**GIVEN RECORDS:**
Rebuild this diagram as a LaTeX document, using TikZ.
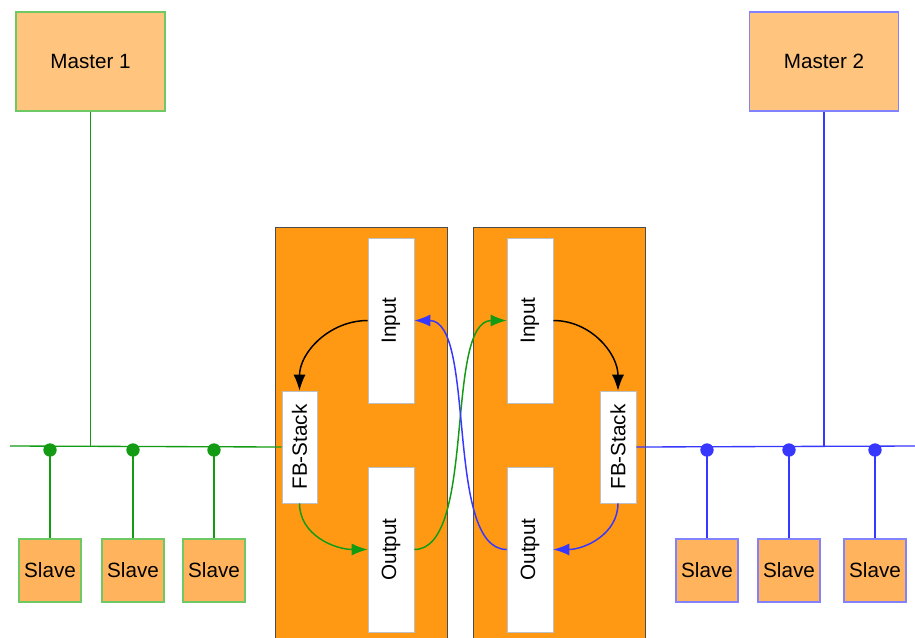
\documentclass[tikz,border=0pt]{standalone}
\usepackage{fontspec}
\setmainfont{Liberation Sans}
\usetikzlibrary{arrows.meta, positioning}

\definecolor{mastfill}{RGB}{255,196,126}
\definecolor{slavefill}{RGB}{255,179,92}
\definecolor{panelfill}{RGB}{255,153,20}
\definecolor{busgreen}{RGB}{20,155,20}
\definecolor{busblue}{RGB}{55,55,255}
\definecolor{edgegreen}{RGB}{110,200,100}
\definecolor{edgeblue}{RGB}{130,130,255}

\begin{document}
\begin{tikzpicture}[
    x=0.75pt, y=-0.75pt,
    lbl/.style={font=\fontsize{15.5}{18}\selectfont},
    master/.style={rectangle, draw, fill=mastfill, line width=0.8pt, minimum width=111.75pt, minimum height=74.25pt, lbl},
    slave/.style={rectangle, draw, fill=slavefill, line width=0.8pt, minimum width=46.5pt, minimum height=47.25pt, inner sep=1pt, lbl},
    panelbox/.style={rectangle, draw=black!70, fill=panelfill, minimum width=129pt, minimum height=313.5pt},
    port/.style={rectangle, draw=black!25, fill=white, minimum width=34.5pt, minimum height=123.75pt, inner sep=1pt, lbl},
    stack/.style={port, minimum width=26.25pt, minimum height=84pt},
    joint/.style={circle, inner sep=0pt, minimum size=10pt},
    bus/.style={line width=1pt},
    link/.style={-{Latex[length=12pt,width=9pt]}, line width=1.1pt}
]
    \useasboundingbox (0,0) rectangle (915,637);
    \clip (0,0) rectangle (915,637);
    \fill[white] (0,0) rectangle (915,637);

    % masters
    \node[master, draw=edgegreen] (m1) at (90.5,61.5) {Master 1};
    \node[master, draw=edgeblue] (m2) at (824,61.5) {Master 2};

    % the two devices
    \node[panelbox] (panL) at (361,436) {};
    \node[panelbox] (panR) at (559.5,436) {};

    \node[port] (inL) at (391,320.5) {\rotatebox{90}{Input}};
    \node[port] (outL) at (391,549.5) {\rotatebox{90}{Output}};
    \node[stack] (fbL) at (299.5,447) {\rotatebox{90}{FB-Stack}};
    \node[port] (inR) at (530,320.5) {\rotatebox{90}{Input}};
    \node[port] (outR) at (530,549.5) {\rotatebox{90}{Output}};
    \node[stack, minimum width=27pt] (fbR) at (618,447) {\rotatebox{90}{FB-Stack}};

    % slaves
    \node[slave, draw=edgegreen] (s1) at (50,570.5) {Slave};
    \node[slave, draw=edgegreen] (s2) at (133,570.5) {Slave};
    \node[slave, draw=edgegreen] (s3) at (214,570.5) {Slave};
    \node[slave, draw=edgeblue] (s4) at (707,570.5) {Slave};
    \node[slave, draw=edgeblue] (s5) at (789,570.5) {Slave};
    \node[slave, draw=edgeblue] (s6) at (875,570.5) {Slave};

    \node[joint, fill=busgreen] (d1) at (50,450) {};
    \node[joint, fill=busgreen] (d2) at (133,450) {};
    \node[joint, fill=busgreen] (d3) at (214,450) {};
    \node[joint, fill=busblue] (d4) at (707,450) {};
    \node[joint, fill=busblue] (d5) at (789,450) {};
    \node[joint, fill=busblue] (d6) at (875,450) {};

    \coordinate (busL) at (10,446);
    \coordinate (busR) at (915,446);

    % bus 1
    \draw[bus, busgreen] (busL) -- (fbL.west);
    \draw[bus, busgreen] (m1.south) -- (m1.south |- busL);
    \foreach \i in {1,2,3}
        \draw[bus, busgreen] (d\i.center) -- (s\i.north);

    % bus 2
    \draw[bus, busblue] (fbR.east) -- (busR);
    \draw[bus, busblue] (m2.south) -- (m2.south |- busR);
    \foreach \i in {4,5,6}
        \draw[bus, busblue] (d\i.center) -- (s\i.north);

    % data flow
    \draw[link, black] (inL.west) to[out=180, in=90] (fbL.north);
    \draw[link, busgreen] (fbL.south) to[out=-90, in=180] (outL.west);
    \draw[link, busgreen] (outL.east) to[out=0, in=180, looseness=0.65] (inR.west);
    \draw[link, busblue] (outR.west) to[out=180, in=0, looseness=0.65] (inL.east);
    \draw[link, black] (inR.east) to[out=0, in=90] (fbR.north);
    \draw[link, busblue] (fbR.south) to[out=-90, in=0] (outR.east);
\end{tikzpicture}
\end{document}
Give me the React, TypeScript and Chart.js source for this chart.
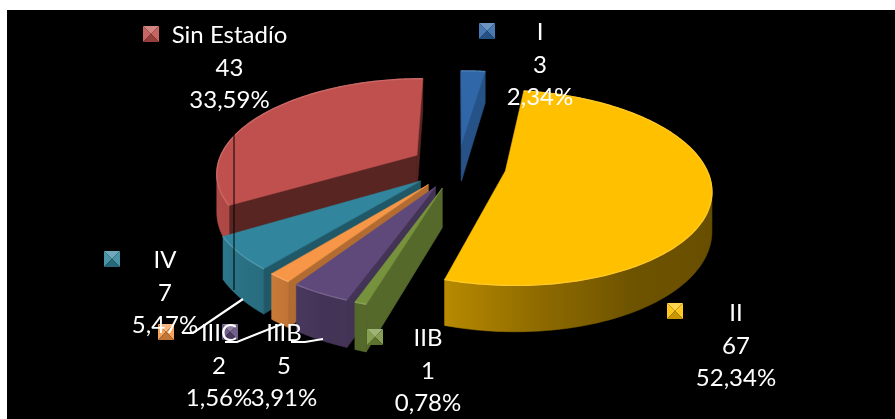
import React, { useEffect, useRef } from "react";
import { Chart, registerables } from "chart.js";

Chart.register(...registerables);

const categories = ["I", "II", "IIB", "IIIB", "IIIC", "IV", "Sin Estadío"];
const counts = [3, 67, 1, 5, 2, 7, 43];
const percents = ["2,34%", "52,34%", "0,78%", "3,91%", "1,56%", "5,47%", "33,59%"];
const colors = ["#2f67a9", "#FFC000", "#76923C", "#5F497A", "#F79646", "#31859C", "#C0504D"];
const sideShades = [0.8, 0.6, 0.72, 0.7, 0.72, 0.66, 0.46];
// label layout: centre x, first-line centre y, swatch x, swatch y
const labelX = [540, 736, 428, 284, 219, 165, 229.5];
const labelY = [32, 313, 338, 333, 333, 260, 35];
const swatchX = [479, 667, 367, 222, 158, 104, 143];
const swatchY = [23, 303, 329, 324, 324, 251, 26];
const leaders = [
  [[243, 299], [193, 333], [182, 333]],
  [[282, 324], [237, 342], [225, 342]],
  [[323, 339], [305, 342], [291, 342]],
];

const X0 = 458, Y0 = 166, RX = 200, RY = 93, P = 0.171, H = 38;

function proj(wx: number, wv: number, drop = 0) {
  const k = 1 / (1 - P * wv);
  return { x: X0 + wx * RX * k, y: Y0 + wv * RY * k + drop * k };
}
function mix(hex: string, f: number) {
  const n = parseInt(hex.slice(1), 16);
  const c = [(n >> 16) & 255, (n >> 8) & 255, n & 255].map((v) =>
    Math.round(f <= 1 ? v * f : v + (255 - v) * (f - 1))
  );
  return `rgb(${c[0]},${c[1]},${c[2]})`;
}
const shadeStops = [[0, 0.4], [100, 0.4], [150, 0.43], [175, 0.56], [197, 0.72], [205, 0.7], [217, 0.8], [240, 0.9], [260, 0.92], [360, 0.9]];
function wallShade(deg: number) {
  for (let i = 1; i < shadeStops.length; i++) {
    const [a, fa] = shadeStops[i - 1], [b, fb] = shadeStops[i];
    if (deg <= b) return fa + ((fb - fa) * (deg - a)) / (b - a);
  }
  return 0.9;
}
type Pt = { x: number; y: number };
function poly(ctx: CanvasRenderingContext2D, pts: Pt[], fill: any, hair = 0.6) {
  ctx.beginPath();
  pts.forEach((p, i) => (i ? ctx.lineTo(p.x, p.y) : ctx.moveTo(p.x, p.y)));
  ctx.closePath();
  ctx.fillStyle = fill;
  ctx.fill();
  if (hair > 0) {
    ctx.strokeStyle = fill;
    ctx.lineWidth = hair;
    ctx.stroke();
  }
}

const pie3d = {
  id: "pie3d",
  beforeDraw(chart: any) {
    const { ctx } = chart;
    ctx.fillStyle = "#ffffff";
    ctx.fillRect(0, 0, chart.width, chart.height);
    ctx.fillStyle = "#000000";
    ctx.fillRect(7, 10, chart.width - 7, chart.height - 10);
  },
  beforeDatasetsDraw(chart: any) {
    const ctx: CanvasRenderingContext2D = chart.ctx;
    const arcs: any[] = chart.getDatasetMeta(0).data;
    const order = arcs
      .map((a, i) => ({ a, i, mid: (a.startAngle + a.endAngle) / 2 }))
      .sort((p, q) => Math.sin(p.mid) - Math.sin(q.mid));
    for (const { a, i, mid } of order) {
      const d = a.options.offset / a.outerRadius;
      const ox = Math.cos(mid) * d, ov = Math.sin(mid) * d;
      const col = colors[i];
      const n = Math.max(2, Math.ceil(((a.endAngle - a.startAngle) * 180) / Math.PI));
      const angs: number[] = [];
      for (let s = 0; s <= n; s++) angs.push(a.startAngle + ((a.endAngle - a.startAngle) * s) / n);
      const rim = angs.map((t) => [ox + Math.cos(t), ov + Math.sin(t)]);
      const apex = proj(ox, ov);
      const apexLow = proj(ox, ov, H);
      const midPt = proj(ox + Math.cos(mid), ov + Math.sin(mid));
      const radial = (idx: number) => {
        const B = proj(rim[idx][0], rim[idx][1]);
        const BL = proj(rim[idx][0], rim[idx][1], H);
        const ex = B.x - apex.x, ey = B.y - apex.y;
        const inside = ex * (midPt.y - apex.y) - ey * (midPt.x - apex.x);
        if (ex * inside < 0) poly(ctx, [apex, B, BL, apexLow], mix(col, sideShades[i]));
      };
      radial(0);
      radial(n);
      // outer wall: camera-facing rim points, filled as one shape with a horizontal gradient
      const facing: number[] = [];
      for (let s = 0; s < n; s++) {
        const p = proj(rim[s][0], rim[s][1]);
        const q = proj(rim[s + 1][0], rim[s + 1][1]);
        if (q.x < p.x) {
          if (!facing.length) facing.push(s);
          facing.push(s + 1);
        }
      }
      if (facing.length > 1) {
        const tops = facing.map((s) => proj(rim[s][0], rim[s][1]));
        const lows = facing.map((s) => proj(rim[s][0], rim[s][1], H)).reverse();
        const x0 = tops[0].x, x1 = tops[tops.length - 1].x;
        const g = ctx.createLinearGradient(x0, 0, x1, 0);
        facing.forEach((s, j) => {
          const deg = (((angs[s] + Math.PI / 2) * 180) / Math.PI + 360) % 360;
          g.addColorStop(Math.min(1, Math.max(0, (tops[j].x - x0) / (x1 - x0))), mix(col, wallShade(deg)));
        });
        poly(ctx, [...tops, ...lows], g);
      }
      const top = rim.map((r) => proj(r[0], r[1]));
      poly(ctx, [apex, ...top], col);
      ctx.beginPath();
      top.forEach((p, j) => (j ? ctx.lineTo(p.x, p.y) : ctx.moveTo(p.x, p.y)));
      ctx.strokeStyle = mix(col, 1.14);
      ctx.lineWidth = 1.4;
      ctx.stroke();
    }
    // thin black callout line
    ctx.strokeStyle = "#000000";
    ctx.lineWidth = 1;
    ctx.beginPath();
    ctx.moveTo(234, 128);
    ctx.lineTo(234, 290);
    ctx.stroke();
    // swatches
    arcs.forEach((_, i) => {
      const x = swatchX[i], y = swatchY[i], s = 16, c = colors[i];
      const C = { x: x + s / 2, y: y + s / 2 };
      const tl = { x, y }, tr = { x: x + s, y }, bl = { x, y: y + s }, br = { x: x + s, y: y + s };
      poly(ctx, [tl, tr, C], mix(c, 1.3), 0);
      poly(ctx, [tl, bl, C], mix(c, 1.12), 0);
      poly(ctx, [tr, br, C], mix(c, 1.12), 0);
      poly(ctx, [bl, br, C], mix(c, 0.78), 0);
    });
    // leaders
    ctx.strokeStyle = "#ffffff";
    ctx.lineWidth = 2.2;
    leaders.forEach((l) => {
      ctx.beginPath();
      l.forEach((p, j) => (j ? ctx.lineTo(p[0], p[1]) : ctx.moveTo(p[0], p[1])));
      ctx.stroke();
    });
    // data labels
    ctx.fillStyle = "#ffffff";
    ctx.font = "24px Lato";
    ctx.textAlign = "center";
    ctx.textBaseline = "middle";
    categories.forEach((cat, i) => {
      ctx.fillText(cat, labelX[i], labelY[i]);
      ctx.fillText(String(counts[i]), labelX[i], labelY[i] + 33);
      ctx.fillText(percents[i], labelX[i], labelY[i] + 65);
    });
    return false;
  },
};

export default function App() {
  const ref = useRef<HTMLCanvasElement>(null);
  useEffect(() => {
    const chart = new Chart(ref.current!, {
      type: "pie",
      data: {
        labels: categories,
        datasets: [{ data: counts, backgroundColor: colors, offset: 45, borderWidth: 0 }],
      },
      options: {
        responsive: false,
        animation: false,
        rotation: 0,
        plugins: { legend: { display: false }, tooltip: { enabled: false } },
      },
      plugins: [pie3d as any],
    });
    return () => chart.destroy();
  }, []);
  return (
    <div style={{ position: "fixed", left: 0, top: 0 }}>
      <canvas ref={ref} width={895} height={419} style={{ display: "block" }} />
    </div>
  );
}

**GOAL:**
Read through the entries and copy each line in which "this" appears.

**EXERCISE OUTPUT:**
Rebuild this diagram as a LaTeX document, using TikZ.
Give me the React, TypeScript and Chart.js source for this chart.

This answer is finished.